I use Claude and ChatGPT regularly to do the following:

  • Produce simple diagrams (LucidChart MCP)
  • Writing assistant, but in really specific ways.
    • Prepending “ELI5” can be really helpful when you’re communicating complex concepts with folks that aren’t as familiar and don’t need in-depth understanding.
    • Catch grammar and sentence structure problems.
    • My writing can be verbose. I use the AI tools to rephrase or summarize.
    • Seeding a way to communicate trade offs. “Compare these two solutions and decide on one. Explain your reason.”
  • Help generating a Brag Doc by scanning MCPs for GitHub, Slack, Jira, Notion, Email, Calendars, etc.
  • Help generating weekly progress updates by scanning MCPs GitHub, Slack, Jira, Notion, Email, Calendars, etc.

AI Reviewers

There’s a lot of content out there about AI tools doing coding reviews and also performing targeted reviews for specific types of defects: security, performance, race conditions, etc. These are all excellent. Codex is my current favorite general purpose code reviewer.
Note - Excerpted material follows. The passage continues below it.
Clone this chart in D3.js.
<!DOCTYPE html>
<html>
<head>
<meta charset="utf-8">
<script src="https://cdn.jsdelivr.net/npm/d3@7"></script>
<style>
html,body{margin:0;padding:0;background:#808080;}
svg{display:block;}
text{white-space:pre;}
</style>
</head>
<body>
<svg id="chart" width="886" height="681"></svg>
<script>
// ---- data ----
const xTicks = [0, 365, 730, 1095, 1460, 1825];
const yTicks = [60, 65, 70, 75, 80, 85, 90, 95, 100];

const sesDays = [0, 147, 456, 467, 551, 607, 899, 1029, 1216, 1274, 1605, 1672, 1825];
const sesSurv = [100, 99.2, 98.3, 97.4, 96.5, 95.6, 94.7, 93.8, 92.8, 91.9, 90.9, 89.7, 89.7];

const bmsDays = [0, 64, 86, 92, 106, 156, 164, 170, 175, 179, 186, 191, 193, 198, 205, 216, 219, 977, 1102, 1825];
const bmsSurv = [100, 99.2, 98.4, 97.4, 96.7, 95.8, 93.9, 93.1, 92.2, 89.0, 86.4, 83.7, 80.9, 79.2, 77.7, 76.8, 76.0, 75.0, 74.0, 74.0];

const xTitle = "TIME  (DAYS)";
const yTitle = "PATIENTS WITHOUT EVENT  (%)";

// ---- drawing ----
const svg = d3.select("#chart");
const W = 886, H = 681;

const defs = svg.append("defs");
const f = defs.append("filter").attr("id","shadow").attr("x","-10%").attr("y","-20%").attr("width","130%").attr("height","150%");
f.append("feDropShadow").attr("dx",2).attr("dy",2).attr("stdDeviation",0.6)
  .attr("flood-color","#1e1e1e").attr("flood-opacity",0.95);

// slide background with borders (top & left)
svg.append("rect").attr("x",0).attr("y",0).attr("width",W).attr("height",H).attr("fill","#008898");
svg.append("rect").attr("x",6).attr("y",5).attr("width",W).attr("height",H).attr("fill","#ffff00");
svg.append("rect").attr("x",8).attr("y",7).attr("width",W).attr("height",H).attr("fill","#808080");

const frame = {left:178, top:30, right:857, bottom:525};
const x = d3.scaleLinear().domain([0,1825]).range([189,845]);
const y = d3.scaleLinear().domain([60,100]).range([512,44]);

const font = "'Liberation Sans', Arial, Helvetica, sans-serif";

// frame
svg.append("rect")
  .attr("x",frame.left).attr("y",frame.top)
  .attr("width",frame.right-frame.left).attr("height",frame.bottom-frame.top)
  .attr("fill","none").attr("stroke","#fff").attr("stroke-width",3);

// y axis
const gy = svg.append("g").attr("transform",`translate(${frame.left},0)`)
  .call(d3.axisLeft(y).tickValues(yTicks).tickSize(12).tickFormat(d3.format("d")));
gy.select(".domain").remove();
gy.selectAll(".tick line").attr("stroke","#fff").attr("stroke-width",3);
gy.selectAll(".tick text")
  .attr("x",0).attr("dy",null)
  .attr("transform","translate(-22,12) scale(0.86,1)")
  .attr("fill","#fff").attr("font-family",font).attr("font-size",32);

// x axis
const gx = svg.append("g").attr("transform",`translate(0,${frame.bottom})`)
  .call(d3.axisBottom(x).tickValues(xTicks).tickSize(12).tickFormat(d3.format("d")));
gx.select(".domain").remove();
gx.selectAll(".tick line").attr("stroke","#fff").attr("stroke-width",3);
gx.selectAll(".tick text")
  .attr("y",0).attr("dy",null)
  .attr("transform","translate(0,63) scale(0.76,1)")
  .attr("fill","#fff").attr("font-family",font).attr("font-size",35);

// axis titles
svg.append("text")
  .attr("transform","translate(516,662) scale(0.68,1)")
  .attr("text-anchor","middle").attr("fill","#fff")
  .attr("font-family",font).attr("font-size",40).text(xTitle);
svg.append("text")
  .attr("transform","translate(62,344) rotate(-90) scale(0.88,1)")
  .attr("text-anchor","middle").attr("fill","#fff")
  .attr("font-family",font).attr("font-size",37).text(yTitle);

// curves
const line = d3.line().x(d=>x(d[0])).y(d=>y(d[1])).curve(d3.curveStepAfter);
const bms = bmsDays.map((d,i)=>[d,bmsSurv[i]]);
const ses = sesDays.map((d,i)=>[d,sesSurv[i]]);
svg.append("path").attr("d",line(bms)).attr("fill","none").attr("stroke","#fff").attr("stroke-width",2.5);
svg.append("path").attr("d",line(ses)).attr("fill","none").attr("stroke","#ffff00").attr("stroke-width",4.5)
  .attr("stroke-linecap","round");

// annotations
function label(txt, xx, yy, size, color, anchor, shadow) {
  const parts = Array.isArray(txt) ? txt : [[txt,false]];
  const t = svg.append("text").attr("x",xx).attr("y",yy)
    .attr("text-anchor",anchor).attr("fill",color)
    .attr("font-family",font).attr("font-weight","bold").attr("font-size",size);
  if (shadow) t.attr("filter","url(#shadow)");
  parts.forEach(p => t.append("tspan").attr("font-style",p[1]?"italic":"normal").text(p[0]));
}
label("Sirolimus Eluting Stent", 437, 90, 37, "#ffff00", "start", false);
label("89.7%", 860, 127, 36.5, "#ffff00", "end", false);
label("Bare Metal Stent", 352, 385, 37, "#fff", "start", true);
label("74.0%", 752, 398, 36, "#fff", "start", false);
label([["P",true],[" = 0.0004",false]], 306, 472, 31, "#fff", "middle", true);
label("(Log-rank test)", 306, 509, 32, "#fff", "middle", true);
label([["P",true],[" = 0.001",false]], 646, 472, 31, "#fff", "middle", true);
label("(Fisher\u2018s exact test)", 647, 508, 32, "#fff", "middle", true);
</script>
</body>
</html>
Bootstrapping existing Repos for AI

I recently contributed to a repo I’ve contributed to many times, including in the dark ages before AI tools. The most recent time, the team invested time in its AGENTS.md, skills, and some of the types of things that can make AI tooling more effective. I had contributed to the repository many times with Claude before, but it had been a month or two since my most recent contribution. The difference was significant with the new AI tooling integration: I spent less time guiding the AI tooling and more time refining my plan before it was executed. The plan “we” generated was more effective than previous efforts: there was less rework after the execution phase.

Multiple Repo Context

AI has changed how I work through feature work that spans multiple systems. Let me explain.
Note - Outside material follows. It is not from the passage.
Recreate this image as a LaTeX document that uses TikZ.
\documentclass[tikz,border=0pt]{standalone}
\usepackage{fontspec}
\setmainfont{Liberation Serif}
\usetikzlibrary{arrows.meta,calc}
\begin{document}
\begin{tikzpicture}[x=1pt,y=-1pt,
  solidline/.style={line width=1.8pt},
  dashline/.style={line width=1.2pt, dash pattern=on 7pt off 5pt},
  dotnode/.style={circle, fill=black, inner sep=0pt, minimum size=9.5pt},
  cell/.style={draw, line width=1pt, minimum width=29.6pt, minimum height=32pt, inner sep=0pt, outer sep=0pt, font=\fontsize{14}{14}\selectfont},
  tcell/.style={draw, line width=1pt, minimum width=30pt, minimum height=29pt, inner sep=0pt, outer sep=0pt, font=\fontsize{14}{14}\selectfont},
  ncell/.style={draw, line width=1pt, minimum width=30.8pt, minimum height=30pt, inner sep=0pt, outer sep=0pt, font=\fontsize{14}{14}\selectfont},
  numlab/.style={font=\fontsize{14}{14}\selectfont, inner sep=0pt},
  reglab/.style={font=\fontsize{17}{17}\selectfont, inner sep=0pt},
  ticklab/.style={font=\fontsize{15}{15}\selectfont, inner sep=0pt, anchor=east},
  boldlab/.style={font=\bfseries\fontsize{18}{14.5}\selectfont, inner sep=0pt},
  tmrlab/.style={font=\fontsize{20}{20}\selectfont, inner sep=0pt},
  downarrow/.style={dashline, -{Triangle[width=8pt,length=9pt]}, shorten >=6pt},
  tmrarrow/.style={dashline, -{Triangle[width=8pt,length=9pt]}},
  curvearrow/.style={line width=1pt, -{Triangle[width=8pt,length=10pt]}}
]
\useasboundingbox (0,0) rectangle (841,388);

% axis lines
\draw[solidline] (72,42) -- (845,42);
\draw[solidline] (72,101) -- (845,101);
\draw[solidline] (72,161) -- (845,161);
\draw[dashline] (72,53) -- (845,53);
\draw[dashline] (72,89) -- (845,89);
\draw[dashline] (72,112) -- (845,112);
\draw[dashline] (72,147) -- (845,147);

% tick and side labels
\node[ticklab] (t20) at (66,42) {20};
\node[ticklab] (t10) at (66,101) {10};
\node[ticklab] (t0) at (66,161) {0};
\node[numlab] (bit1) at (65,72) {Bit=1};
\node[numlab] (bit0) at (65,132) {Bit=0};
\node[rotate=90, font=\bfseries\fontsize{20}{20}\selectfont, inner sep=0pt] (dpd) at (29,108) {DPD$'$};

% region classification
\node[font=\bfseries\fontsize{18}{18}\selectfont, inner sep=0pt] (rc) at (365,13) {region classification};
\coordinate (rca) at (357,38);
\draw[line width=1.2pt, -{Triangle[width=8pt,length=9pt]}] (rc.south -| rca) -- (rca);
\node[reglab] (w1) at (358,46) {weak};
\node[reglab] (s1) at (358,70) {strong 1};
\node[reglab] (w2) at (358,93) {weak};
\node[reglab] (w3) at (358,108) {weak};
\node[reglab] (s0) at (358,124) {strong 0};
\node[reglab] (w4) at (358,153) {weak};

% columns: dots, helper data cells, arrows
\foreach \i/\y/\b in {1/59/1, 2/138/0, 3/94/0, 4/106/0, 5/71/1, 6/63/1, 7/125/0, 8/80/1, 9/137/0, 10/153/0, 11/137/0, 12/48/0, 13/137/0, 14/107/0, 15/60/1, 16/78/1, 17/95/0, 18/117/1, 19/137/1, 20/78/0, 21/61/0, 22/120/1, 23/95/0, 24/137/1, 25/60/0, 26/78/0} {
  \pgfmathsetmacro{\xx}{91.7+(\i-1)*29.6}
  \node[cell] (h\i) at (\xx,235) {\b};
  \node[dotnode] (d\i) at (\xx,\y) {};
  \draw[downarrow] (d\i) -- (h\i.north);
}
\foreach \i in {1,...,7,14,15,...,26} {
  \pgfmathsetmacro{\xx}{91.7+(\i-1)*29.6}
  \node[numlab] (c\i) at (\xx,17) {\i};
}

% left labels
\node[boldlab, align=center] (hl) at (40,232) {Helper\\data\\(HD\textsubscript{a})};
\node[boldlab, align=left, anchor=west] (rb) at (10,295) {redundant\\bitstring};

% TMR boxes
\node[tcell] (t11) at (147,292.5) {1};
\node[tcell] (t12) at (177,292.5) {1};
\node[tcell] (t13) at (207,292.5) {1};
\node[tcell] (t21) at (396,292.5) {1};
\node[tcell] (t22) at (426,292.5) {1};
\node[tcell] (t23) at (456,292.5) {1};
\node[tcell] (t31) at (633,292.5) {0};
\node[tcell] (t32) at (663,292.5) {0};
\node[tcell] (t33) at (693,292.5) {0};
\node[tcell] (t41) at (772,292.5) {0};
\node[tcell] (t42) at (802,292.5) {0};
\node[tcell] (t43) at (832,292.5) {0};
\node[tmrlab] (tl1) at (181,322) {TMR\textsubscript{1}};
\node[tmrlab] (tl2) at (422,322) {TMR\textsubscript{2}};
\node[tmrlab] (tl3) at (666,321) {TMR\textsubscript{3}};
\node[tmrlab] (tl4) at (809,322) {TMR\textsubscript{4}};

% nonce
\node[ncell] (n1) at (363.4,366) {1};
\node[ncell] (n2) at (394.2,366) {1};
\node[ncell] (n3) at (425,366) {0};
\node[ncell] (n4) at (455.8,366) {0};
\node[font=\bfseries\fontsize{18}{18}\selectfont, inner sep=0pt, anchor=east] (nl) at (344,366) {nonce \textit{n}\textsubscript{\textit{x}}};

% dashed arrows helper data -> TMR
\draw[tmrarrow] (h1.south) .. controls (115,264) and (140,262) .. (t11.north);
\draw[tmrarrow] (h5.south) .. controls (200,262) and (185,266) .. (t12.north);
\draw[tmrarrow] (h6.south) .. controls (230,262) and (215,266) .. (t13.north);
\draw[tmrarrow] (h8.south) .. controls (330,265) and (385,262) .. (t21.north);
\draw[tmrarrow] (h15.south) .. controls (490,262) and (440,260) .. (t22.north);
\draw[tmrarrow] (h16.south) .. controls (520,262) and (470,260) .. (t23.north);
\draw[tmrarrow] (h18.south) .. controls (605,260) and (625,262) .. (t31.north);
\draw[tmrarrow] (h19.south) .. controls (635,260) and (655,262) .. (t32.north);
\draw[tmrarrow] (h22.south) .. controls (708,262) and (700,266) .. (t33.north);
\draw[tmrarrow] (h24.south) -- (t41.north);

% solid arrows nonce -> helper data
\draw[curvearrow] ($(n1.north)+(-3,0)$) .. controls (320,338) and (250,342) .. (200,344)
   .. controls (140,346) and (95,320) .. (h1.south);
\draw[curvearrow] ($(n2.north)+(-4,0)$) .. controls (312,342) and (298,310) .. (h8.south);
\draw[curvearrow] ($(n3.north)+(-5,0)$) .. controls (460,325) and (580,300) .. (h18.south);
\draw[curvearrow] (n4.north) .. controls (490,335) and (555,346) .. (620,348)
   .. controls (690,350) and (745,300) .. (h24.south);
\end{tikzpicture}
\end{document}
There’s Full Stack Engineers and then there’s Full Stack Engineers for AI Infrastructure companies. When I work on a project that needs changes at several layers, the context required and often the code contributions themselves span multiple repositories.

As an example, adding a new end to end feature could mean:

  • Update an API Spec and docs
  • Update Frontend Dashboard with controls that call new APIs
  • Update Data Models
  • Update Control Plane mechanisms
  • Deliver a new component to Hypervisor / DPU
  • Update Hypervisor / DPU configuration
  • Add monitoring and metrics for the new feature’s performance / health

Early on I’ll open a claude session that is in a parent directory of all of my cloned copies of these repositories. In that session, I’ll work to understand feasibility, where the challenges are, and begin sketching a plan. I maintain a markdown file that maps which repository contains which responsibilities and possibly specific paths if there are repos with multiple responsibilities.

AI tools haven’t solved this problem for me, but it’s made this type of problem much more approachable.

What’s different?

  • I barely hand write code anymore.
  • The tedium around communication is lower.
    • I spend way less time diagramming or creating other communication aides.
    • I spend less time gathering context from disparate sources with MCPs that integrate into sources of context outside of the codebase.
  • The hard part is harder.
    • Since the cost to produce code is so much lower, our collective eyes have gotten bigger than our stomachs. The bottlenecks are largely the same but now the bottlenecks are so much more pronounced. Things like selecting the problem to solve, understanding the problem to solve, and making decisions on how to solve the problem are the bottlenecks. There’s probably another post on this entirely.

Coda

AI tooling greatly improved since my post last year about this topic. AI tooling isn’t perfect, and there’s tradeoffs you should be aware of before diving into them.

I’m bullish on AI for software engineering.